§ Short exercise: Starting with the first line below, extract each line through the one that contains "Chart.register(...registerables);", inclusive, excluding pictures.
###
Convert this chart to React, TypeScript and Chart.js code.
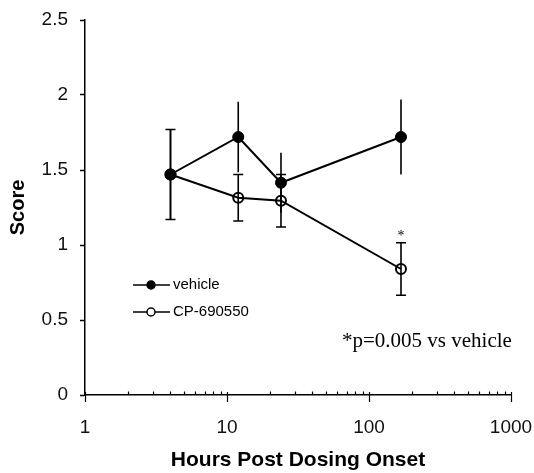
import React, { useEffect, useRef } from "react";
import { Chart, registerables } from "chart.js";

Chart.register(...registerables);

// ---- data ----
const hours = [4, 12, 24, 168];
const vehicleScore = [1.47, 1.72, 1.415, 1.72];
const vehicleErr = [0.3, 0.235, 0.2, 0.25];
const cpScore = [1.47, 1.315, 1.295, 0.84];
const cpErr = [0.3, 0.155, 0.175, 0.175];
const seriesNames = ["vehicle", "CP-690550"];
const xTickLabels = [1, 10, 100, 1000];
const yTickStep = 0.5;
const yRange = [0, 2.5];
const significanceMarks = ["", "", "", "*"];
const noteText = "*p=0.005 vs vehicle";
const xTitle = "Hours Post Dosing Onset";
const yTitle = "Score";

const SANS = "'Liberation Sans', Arial, sans-serif";
const SERIF = "'Liberation Serif', 'Times New Roman', serif";

const errorBarPlugin = {
  id: "errorBars",
  afterDatasetsDraw(chart: any) {
    const { ctx } = chart;
    const x = chart.scales.x;
    const y = chart.scales.y;
    const sets = [
      { v: vehicleScore, e: vehicleErr, cap: false },
      { v: cpScore, e: cpErr, cap: true },
    ];
    ctx.save();
    ctx.strokeStyle = "#000";
    ctx.lineWidth = 1.6;
    sets.forEach((s) => {
      hours.forEach((h, i) => {
        const px = x.getPixelForValue(h);
        const top = y.getPixelForValue(s.v[i] + s.e[i]);
        const bot = y.getPixelForValue(s.v[i] - s.e[i]);
        ctx.beginPath();
        ctx.moveTo(px, top);
        ctx.lineTo(px, bot);
        if (s.cap) {
          ctx.moveTo(px - 5, top);
          ctx.lineTo(px + 5, top);
          ctx.moveTo(px - 5, bot);
          ctx.lineTo(px + 5, bot);
        }
        ctx.stroke();
      });
    });
    ctx.fillStyle = "#000";
    ctx.font = `14px ${SERIF}`;
    ctx.textAlign = "center";
    ctx.textBaseline = "alphabetic";
    significanceMarks.forEach((m, i) => {
      if (!m) return;
      const px = x.getPixelForValue(hours[i]);
      const py = y.getPixelForValue(cpScore[i] + cpErr[i]);
      ctx.fillText(m, px, py - 3);
    });
    ctx.restore();
  },
};

const axisTickPlugin = {
  id: "logTicks",
  afterDraw(chart: any) {
    const { ctx } = chart;
    const x = chart.scales.x;
    const base = chart.chartArea.bottom;
    ctx.save();
    ctx.strokeStyle = "#000";
    ctx.lineWidth = 1.2;
    x.ticks.forEach((t: any) => {
      const px = Math.round(x.getPixelForValue(t.value)) + 0.5;
      const major = xTickLabels.includes(t.value);
      ctx.beginPath();
      ctx.moveTo(px, base - (major ? 3 : 3.5));
      ctx.lineTo(px, base + (major ? 7 : 0));
      ctx.stroke();
    });
    ctx.restore();
  },
};

const legendPlugin = {
  id: "insetLegend",
  afterDraw(chart: any) {
    const { ctx } = chart;
    const x0 = 133, x1 = 170, mx = 151, tx = 173;
    const ys = [285, 312];
    chart.data.datasets.forEach((ds: any, i: number) => {
      ctx.save();
      ctx.strokeStyle = "#000";
      ctx.lineWidth = 1.5;
      ctx.beginPath();
      ctx.moveTo(x0, ys[i]);
      ctx.lineTo(x1, ys[i]);
      ctx.stroke();
      ctx.beginPath();
      ctx.arc(mx, ys[i], 4, 0, Math.PI * 2);
      ctx.fillStyle = i === 0 ? "#000" : "#fff";
      ctx.fill();
      ctx.stroke();
      ctx.fillStyle = "#000";
      ctx.font = `15px ${SANS}`;
      ctx.textAlign = "left";
      ctx.textBaseline = "middle";
      ctx.fillText(ds.label, tx, ys[i]);
      ctx.restore();
    });
    ctx.save();
    ctx.fillStyle = "#000";
    ctx.font = `21px ${SERIF}`;
    ctx.textAlign = "left";
    ctx.textBaseline = "middle";
    ctx.fillText(noteText, 342, 341);
    ctx.restore();
  },
};

export default function App() {
  const ref = useRef<HTMLCanvasElement | null>(null);

  useEffect(() => {
    if (!ref.current) return;
    const chart = new Chart(ref.current, {
      type: "line",
      data: {
        datasets: [
          {
            label: seriesNames[0],
            data: hours.map((h, i) => ({ x: h, y: vehicleScore[i] })),
            borderColor: "#000",
            borderWidth: 2,
            pointRadius: 5.5,
            pointBackgroundColor: "#000",
            pointBorderColor: "#000",
            pointBorderWidth: 1,
            tension: 0,
          },
          {
            label: seriesNames[1],
            data: hours.map((h, i) => ({ x: h, y: cpScore[i] })),
            borderColor: "#000",
            borderWidth: 2,
            pointRadius: 5,
            pointBackgroundColor: "rgba(0,0,0,0)",
            pointBorderColor: "#000",
            pointBorderWidth: 2,
            tension: 0,
          },
        ],
      },
      options: {
        animation: false,
        responsive: false,
        layout: { padding: { top: 20, right: 23, left: 0, bottom: 0 } },
        plugins: { legend: { display: false }, tooltip: { enabled: false } },
        scales: {
          x: {
            type: "logarithmic",
            min: xTickLabels[0],
            max: xTickLabels[xTickLabels.length - 1],
            afterBuildTicks: (scale: any) => {
              const ticks: any[] = [];
              for (let d = 0; d < xTickLabels.length - 1; d++) {
                for (let k = 1; k < 10; k++) ticks.push({ value: xTickLabels[d] * k });
              }
              ticks.push({ value: xTickLabels[xTickLabels.length - 1] });
              scale.ticks = ticks;
            },
            ticks: {
              autoSkip: false,
              maxRotation: 0,
              minRotation: 0,
              padding: 21,
              color: "#111",
              font: { family: SANS, size: 19 },
              callback: (v: any) => (xTickLabels.includes(Number(v)) ? String(v) : ""),
            },
            grid: { display: true, drawOnChartArea: false, drawTicks: false },
            border: { display: true, color: "#000", width: 1.5 },
            title: {
              display: true,
              text: xTitle,
              color: "#000",
              font: { family: SANS, size: 21, weight: "bold" },
              padding: { top: 0, bottom: 0 },
            },
            afterFit: (s: any) => {
              s.height = 78;
              s.paddingLeft = 0;
              s.paddingRight = 0;
            },
          },
          y: {
            min: yRange[0],
            max: yRange[1],
            ticks: {
              stepSize: yTickStep,
              padding: 12,
              color: "#111",
              font: { family: SANS, size: 19 },
              callback: (v: any) => String(Number(v)),
            },
            grid: { drawOnChartArea: false, tickLength: 5, tickColor: "#000", tickWidth: 1.5 },
            border: { display: true, color: "#000", width: 1.5 },
            title: {
              display: true,
              text: yTitle,
              color: "#000",
              font: { family: SANS, size: 20, weight: "bold" },
              padding: { top: 6, bottom: 0 },
            },
            afterFit: (s: any) => {
              s.width = 85;
              s.paddingTop = 0;
              s.paddingBottom = 0;
            },
          },
        },
      } as any,
      plugins: [errorBarPlugin, axisTickPlugin, legendPlugin],
    });
    return () => chart.destroy();
  }, []);

  return (
    <div style={{ position: "absolute", left: 0, top: 0, width: 534, height: 473, background: "#fff" }}>
      <canvas ref={ref} width={534} height={473} style={{ display: "block" }} />
    </div>
  );
}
###
§ Written answer:
Convert this chart to React, TypeScript and Chart.js code.
import React, { useEffect, useRef } from "react";
import { Chart, registerables } from "chart.js";

Chart.register(...registerables);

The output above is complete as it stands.